━━━━━ Information shown ━━━━━

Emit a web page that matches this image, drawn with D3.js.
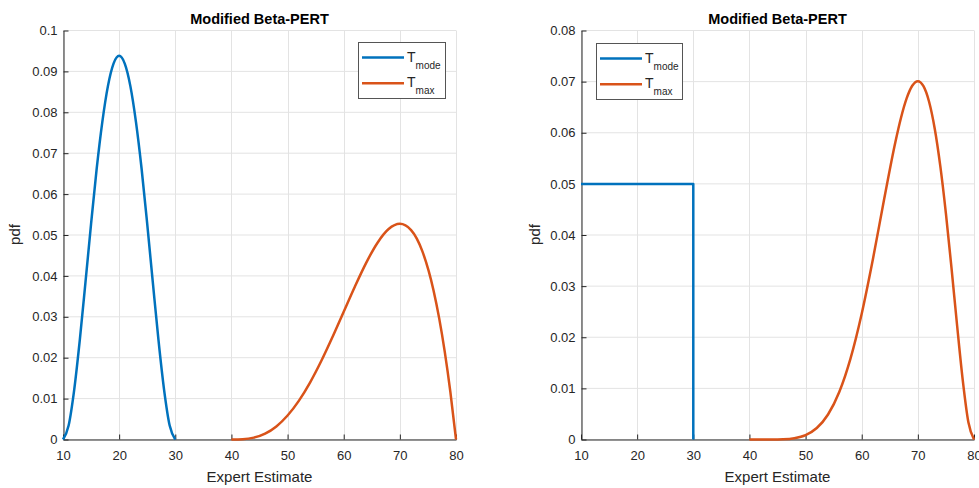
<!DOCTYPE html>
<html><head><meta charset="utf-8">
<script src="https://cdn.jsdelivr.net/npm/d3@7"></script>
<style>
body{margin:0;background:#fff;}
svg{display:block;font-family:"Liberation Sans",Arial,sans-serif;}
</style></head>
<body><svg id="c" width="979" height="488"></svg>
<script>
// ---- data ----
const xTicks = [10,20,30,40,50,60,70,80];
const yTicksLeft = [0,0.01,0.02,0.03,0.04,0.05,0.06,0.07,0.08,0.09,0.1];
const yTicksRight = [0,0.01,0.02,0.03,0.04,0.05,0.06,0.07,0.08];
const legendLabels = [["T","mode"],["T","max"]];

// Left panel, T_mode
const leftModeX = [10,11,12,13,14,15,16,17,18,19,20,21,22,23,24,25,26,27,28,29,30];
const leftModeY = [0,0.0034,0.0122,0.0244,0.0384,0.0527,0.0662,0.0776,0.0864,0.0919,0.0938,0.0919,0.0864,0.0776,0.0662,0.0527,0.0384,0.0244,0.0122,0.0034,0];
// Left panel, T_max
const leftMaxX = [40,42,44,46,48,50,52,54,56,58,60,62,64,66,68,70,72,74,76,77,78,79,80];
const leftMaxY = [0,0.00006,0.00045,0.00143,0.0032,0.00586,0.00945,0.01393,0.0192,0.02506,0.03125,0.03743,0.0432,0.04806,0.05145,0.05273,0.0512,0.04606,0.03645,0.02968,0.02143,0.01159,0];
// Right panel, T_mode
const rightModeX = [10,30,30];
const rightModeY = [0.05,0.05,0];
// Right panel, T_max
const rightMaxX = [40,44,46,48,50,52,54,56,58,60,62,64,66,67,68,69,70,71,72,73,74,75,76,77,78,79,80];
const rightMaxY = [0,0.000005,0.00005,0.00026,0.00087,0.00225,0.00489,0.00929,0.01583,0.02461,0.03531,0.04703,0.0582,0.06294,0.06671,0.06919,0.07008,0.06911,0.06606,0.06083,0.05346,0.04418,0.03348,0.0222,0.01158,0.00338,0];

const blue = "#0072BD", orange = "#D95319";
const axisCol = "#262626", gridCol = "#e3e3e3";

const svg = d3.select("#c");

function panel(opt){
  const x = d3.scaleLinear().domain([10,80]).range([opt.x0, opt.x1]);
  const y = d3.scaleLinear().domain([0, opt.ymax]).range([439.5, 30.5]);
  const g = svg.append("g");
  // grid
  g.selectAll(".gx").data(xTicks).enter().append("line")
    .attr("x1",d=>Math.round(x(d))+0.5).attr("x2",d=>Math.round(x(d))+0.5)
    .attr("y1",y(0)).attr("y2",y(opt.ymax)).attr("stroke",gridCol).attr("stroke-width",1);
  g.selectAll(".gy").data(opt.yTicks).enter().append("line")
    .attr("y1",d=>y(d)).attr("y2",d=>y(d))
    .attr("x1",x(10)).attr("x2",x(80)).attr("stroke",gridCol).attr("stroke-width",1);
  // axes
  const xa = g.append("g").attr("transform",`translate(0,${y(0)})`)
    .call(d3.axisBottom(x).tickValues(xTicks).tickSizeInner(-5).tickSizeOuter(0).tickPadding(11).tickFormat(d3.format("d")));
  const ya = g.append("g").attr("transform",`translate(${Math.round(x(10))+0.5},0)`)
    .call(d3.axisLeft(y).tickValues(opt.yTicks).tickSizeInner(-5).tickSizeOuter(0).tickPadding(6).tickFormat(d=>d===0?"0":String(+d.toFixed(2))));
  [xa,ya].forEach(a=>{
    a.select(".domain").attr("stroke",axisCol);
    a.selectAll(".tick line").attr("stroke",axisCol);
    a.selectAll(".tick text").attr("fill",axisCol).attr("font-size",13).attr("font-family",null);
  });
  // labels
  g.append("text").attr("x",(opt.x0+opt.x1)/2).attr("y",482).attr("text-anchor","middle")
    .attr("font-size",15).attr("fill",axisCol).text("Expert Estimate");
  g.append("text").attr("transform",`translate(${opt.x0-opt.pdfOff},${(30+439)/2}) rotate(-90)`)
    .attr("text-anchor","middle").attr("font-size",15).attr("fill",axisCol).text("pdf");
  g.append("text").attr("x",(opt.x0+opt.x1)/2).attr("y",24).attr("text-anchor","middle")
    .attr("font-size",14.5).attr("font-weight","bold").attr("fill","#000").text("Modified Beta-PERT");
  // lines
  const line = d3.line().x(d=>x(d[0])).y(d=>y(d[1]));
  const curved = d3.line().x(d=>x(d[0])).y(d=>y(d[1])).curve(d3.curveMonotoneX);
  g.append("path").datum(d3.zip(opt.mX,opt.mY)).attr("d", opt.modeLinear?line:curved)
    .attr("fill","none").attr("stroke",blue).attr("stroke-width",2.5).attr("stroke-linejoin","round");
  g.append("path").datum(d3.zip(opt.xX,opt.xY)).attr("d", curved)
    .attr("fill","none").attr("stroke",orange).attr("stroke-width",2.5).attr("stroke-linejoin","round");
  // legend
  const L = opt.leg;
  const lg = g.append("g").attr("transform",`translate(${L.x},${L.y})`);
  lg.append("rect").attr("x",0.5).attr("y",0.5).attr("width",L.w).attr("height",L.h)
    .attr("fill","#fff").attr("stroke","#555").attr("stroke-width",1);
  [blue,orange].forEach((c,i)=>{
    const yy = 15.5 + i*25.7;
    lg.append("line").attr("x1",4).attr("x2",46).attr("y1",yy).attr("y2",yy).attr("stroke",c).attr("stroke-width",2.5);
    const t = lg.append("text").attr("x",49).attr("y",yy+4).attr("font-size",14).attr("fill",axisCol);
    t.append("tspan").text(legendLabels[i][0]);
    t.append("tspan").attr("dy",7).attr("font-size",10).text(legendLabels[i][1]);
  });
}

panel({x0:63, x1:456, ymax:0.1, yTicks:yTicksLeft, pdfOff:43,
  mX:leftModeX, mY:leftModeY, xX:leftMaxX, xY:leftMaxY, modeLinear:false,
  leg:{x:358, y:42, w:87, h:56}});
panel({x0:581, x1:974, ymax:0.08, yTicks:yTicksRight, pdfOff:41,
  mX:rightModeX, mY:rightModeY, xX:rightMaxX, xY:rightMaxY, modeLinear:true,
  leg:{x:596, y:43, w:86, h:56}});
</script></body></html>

━━━━━

Stated exercise
Pictures are to be left out; repeat all the remaining data exactly.

Result below
Emit a web page that matches this image, drawn with D3.js.
<!DOCTYPE html>
<html><head><meta charset="utf-8">
<script src="https://cdn.jsdelivr.net/npm/d3@7"></script>
<style>
body{margin:0;background:#fff;}
svg{display:block;font-family:"Liberation Sans",Arial,sans-serif;}
</style></head>
<body><svg id="c" width="979" height="488"></svg>
<script>
// ---- data ----
const xTicks = [10,20,30,40,50,60,70,80];
const yTicksLeft = [0,0.01,0.02,0.03,0.04,0.05,0.06,0.07,0.08,0.09,0.1];
const yTicksRight = [0,0.01,0.02,0.03,0.04,0.05,0.06,0.07,0.08];
const legendLabels = [["T","mode"],["T","max"]];

// Left panel, T_mode
const leftModeX = [10,11,12,13,14,15,16,17,18,19,20,21,22,23,24,25,26,27,28,29,30];
const leftModeY = [0,0.0034,0.0122,0.0244,0.0384,0.0527,0.0662,0.0776,0.0864,0.0919,0.0938,0.0919,0.0864,0.0776,0.0662,0.0527,0.0384,0.0244,0.0122,0.0034,0];
// Left panel, T_max
const leftMaxX = [40,42,44,46,48,50,52,54,56,58,60,62,64,66,68,70,72,74,76,77,78,79,80];
const leftMaxY = [0,0.00006,0.00045,0.00143,0.0032,0.00586,0.00945,0.01393,0.0192,0.02506,0.03125,0.03743,0.0432,0.04806,0.05145,0.05273,0.0512,0.04606,0.03645,0.02968,0.02143,0.01159,0];
// Right panel, T_mode
const rightModeX = [10,30,30];
const rightModeY = [0.05,0.05,0];
// Right panel, T_max
const rightMaxX = [40,44,46,48,50,52,54,56,58,60,62,64,66,67,68,69,70,71,72,73,74,75,76,77,78,79,80];
const rightMaxY = [0,0.000005,0.00005,0.00026,0.00087,0.00225,0.00489,0.00929,0.01583,0.02461,0.03531,0.04703,0.0582,0.06294,0.06671,0.06919,0.07008,0.06911,0.06606,0.06083,0.05346,0.04418,0.03348,0.0222,0.01158,0.00338,0];

const blue = "#0072BD", orange = "#D95319";
const axisCol = "#262626", gridCol = "#e3e3e3";

const svg = d3.select("#c");

function panel(opt){
  const x = d3.scaleLinear().domain([10,80]).range([opt.x0, opt.x1]);
  const y = d3.scaleLinear().domain([0, opt.ymax]).range([439.5, 30.5]);
  const g = svg.append("g");
  // grid
  g.selectAll(".gx").data(xTicks).enter().append("line")
    .attr("x1",d=>Math.round(x(d))+0.5).attr("x2",d=>Math.round(x(d))+0.5)
    .attr("y1",y(0)).attr("y2",y(opt.ymax)).attr("stroke",gridCol).attr("stroke-width",1);
  g.selectAll(".gy").data(opt.yTicks).enter().append("line")
    .attr("y1",d=>y(d)).attr("y2",d=>y(d))
    .attr("x1",x(10)).attr("x2",x(80)).attr("stroke",gridCol).attr("stroke-width",1);
  // axes
  const xa = g.append("g").attr("transform",`translate(0,${y(0)})`)
    .call(d3.axisBottom(x).tickValues(xTicks).tickSizeInner(-5).tickSizeOuter(0).tickPadding(11).tickFormat(d3.format("d")));
  const ya = g.append("g").attr("transform",`translate(${Math.round(x(10))+0.5},0)`)
    .call(d3.axisLeft(y).tickValues(opt.yTicks).tickSizeInner(-5).tickSizeOuter(0).tickPadding(6).tickFormat(d=>d===0?"0":String(+d.toFixed(2))));
  [xa,ya].forEach(a=>{
    a.select(".domain").attr("stroke",axisCol);
    a.selectAll(".tick line").attr("stroke",axisCol);
    a.selectAll(".tick text").attr("fill",axisCol).attr("font-size",13).attr("font-family",null);
  });
  // labels
  g.append("text").attr("x",(opt.x0+opt.x1)/2).attr("y",482).attr("text-anchor","middle")
    .attr("font-size",15).attr("fill",axisCol).text("Expert Estimate");
  g.append("text").attr("transform",`translate(${opt.x0-opt.pdfOff},${(30+439)/2}) rotate(-90)`)
    .attr("text-anchor","middle").attr("font-size",15).attr("fill",axisCol).text("pdf");
  g.append("text").attr("x",(opt.x0+opt.x1)/2).attr("y",24).attr("text-anchor","middle")
    .attr("font-size",14.5).attr("font-weight","bold").attr("fill","#000").text("Modified Beta-PERT");
  // lines
  const line = d3.line().x(d=>x(d[0])).y(d=>y(d[1]));
  const curved = d3.line().x(d=>x(d[0])).y(d=>y(d[1])).curve(d3.curveMonotoneX);
  g.append("path").datum(d3.zip(opt.mX,opt.mY)).attr("d", opt.modeLinear?line:curved)
    .attr("fill","none").attr("stroke",blue).attr("stroke-width",2.5).attr("stroke-linejoin","round");
  g.append("path").datum(d3.zip(opt.xX,opt.xY)).attr("d", curved)
    .attr("fill","none").attr("stroke",orange).attr("stroke-width",2.5).attr("stroke-linejoin","round");
  // legend
  const L = opt.leg;
  const lg = g.append("g").attr("transform",`translate(${L.x},${L.y})`);
  lg.append("rect").attr("x",0.5).attr("y",0.5).attr("width",L.w).attr("height",L.h)
    .attr("fill","#fff").attr("stroke","#555").attr("stroke-width",1);
  [blue,orange].forEach((c,i)=>{
    const yy = 15.5 + i*25.7;
    lg.append("line").attr("x1",4).attr("x2",46).attr("y1",yy).attr("y2",yy).attr("stroke",c).attr("stroke-width",2.5);
    const t = lg.append("text").attr("x",49).attr("y",yy+4).attr("font-size",14).attr("fill",axisCol);
    t.append("tspan").text(legendLabels[i][0]);
    t.append("tspan").attr("dy",7).attr("font-size",10).text(legendLabels[i][1]);
  });
}

panel({x0:63, x1:456, ymax:0.1, yTicks:yTicksLeft, pdfOff:43,
  mX:leftModeX, mY:leftModeY, xX:leftMaxX, xY:leftMaxY, modeLinear:false,
  leg:{x:358, y:42, w:87, h:56}});
panel({x0:581, x1:974, ymax:0.08, yTicks:yTicksRight, pdfOff:41,
  mX:rightModeX, mY:rightModeY, xX:rightMaxX, xY:rightMaxY, modeLinear:true,
  leg:{x:596, y:43, w:86, h:56}});
</script></body></html>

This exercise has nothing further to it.